**STATED TASK:** Repeat exactly the lines from the one containing "Output the web" through the one containing "const yTicks = [0,25,50,75];", both lines included, please, without any other lines.
++++ DATA FOR PROCESSING ++++
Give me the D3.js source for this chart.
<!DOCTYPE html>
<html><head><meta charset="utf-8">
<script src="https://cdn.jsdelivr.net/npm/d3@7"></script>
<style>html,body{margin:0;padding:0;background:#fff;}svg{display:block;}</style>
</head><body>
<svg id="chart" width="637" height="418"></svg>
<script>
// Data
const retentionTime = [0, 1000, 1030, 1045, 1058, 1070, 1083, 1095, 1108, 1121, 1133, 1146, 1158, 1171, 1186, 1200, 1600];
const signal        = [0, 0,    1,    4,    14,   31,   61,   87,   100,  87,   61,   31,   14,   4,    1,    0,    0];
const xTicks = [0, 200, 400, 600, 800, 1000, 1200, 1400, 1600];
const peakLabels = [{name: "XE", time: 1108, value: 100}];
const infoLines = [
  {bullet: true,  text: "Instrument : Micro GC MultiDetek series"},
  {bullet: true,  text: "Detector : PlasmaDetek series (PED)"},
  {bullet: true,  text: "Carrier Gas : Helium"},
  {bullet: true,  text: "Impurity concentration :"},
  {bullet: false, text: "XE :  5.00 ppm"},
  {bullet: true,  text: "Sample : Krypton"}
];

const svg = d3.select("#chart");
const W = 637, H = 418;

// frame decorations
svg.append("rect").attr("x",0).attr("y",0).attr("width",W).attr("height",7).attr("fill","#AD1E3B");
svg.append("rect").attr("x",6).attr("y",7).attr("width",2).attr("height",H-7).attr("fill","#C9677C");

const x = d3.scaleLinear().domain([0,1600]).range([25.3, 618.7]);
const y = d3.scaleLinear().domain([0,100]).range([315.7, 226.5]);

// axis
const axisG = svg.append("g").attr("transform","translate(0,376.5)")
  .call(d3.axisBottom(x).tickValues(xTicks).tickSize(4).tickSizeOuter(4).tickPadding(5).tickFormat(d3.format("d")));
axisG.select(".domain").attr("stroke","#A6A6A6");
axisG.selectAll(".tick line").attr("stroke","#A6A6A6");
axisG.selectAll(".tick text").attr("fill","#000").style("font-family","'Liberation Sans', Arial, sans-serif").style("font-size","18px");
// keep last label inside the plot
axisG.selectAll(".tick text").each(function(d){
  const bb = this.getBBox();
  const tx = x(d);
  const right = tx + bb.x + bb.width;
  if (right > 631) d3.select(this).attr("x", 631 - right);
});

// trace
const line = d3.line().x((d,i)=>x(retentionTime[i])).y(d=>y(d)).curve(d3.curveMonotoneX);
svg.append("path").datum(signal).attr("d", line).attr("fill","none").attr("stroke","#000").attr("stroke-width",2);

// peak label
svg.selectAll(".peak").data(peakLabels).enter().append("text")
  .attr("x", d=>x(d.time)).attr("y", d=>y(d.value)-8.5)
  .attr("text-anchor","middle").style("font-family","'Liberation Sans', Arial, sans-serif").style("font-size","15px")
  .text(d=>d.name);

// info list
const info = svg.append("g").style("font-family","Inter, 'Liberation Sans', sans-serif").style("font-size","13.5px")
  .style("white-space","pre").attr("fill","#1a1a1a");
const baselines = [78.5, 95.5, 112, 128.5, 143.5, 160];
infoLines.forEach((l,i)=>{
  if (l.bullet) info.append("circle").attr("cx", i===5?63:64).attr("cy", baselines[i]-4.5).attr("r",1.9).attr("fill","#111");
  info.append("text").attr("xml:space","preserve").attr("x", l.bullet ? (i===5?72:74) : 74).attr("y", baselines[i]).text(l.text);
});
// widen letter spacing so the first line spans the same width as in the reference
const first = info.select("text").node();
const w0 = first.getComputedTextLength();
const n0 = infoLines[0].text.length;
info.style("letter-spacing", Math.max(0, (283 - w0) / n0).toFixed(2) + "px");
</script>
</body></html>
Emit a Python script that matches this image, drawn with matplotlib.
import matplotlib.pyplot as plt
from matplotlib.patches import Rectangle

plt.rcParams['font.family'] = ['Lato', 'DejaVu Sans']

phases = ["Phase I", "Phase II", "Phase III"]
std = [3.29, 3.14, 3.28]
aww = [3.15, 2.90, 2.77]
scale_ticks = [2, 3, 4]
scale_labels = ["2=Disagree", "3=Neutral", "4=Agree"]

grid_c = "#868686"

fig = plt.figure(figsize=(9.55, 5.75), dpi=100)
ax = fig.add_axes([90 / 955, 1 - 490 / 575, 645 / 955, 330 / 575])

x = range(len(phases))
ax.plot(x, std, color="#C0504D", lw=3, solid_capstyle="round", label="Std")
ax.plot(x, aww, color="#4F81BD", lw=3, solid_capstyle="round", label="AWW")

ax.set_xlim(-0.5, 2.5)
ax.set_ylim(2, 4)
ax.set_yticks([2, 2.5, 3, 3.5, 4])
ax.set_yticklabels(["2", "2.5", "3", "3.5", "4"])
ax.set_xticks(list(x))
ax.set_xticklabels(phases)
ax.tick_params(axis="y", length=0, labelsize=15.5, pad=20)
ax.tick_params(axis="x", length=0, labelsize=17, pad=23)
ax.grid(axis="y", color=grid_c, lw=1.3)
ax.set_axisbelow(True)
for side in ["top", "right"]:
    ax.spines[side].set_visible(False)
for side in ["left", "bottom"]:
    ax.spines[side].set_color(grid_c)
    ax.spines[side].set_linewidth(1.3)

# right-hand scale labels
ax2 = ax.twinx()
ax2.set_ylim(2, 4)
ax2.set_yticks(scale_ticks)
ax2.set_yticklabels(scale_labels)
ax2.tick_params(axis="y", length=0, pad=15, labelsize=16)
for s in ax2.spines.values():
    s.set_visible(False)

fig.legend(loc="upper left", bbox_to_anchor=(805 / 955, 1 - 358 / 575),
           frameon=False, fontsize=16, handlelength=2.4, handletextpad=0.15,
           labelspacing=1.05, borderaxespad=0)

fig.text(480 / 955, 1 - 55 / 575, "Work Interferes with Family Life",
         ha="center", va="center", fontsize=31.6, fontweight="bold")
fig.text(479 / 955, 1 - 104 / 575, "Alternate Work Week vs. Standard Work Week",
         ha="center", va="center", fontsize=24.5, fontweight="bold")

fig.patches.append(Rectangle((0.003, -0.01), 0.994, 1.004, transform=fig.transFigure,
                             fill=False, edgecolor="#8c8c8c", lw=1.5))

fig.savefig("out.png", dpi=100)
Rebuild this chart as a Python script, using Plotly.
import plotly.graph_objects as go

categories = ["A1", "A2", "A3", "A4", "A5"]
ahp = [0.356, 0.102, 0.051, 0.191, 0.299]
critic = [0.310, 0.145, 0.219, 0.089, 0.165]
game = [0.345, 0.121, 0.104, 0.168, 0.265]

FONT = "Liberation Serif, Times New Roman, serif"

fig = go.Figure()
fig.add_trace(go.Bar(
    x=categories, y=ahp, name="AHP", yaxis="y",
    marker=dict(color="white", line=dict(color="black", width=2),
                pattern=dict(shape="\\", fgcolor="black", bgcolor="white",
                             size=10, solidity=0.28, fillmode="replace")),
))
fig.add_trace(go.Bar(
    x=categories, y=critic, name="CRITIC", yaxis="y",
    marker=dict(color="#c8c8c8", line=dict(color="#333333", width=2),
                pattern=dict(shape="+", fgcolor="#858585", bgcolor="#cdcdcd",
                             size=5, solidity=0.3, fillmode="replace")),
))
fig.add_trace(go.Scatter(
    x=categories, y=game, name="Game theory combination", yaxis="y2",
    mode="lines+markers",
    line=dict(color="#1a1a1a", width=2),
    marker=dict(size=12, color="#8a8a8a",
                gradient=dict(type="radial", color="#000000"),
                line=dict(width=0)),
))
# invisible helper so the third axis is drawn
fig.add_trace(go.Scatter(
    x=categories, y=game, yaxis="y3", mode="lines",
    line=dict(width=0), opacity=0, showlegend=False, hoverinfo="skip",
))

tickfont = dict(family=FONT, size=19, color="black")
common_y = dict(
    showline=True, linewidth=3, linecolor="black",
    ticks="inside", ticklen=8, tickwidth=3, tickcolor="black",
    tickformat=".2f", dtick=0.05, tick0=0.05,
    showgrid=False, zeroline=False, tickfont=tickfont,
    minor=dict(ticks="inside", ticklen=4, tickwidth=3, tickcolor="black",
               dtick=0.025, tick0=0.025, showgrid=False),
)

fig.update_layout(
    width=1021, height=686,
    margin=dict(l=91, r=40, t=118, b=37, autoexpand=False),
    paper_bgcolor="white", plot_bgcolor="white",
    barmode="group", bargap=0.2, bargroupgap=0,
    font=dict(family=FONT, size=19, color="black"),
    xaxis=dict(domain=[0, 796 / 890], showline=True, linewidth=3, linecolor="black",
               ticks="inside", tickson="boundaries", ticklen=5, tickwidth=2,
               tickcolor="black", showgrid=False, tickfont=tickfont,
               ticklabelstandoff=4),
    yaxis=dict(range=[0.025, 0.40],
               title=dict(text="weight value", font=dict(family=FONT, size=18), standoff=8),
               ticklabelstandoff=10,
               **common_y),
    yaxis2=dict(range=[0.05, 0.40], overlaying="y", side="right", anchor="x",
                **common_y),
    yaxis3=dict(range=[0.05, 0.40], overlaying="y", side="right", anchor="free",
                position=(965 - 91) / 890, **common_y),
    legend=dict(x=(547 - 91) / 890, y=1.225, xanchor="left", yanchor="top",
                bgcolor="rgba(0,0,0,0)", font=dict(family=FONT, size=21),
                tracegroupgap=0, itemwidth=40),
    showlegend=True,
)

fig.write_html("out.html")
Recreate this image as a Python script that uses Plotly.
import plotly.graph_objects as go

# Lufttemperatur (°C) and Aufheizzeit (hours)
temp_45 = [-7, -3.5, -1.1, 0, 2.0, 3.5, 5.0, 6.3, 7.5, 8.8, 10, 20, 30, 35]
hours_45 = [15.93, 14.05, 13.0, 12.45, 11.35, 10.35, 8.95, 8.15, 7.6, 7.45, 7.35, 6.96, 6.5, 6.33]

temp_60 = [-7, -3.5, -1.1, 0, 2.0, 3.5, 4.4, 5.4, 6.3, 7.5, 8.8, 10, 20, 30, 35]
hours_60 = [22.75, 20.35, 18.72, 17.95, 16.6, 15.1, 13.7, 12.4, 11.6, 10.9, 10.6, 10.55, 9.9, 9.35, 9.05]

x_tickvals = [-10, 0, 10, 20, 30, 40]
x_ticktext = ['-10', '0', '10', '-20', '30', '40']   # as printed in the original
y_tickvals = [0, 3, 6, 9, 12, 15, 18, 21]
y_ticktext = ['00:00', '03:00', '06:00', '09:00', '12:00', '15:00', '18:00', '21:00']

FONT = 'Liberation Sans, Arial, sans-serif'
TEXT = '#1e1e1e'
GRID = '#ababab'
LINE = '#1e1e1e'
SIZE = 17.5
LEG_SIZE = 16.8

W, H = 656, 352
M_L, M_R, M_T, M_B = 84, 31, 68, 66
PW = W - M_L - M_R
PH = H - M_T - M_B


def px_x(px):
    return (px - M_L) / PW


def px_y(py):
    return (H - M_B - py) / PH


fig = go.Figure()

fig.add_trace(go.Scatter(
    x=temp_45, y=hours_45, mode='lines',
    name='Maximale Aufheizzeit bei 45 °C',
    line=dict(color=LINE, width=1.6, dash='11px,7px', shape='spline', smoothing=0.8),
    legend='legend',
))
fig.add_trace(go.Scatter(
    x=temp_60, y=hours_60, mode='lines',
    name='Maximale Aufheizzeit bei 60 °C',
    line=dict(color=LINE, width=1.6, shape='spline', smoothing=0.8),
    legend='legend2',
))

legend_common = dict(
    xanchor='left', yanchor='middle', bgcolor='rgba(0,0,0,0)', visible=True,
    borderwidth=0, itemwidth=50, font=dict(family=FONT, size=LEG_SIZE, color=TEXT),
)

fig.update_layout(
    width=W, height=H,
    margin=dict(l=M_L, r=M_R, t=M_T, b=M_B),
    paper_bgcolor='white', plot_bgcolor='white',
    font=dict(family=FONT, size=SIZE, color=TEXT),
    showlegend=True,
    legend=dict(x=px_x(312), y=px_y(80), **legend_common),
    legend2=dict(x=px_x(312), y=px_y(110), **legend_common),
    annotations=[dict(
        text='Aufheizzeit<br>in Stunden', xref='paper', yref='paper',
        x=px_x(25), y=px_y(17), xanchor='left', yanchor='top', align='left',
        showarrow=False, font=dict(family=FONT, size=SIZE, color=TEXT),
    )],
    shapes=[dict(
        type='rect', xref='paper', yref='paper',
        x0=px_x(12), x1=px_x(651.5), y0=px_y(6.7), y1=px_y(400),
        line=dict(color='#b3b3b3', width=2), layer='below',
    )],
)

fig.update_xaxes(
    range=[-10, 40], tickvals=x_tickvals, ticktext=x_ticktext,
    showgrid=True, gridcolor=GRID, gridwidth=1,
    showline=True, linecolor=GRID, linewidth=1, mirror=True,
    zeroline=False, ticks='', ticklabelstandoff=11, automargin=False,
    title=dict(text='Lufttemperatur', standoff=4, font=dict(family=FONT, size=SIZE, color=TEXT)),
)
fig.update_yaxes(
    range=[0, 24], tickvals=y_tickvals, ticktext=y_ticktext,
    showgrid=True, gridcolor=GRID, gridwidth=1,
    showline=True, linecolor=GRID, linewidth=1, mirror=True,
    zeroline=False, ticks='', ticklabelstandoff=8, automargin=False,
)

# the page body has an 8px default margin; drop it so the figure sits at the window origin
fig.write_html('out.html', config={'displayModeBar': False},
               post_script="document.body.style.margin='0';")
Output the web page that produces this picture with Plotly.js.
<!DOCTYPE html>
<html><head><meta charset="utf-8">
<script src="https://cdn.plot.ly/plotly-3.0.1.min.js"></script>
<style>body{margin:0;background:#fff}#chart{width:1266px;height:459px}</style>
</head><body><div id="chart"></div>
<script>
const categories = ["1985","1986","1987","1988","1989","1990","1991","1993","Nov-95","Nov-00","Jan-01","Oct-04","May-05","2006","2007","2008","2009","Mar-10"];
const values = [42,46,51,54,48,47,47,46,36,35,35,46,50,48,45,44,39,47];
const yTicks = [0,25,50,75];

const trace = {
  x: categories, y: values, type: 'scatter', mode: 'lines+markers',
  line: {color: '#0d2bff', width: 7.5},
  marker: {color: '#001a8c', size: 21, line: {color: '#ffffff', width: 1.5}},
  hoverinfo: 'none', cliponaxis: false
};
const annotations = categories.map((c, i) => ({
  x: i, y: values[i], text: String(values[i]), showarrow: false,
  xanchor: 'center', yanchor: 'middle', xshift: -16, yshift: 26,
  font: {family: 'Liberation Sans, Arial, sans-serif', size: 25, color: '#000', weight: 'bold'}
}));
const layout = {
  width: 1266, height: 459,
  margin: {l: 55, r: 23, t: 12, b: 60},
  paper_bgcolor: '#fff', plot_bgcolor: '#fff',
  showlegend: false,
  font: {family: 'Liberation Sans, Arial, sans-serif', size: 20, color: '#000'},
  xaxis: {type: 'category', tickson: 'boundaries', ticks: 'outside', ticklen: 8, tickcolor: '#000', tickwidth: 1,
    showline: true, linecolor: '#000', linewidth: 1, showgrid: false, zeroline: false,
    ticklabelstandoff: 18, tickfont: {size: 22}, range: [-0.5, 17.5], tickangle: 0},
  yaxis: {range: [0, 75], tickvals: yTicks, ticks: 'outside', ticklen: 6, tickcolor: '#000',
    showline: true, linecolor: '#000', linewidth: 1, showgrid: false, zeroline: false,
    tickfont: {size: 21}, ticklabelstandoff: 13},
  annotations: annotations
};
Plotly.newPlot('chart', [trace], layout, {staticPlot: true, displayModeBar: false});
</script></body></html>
++++
**ANSWER FOR THE TASK:**
Output the web page that produces this picture with Plotly.js.
<!DOCTYPE html>
<html><head><meta charset="utf-8">
<script src="https://cdn.plot.ly/plotly-3.0.1.min.js"></script>
<style>body{margin:0;background:#fff}#chart{width:1266px;height:459px}</style>
</head><body><div id="chart"></div>
<script>
const categories = ["1985","1986","1987","1988","1989","1990","1991","1993","Nov-95","Nov-00","Jan-01","Oct-04","May-05","2006","2007","2008","2009","Mar-10"];
const values = [42,46,51,54,48,47,47,46,36,35,35,46,50,48,45,44,39,47];
const yTicks = [0,25,50,75];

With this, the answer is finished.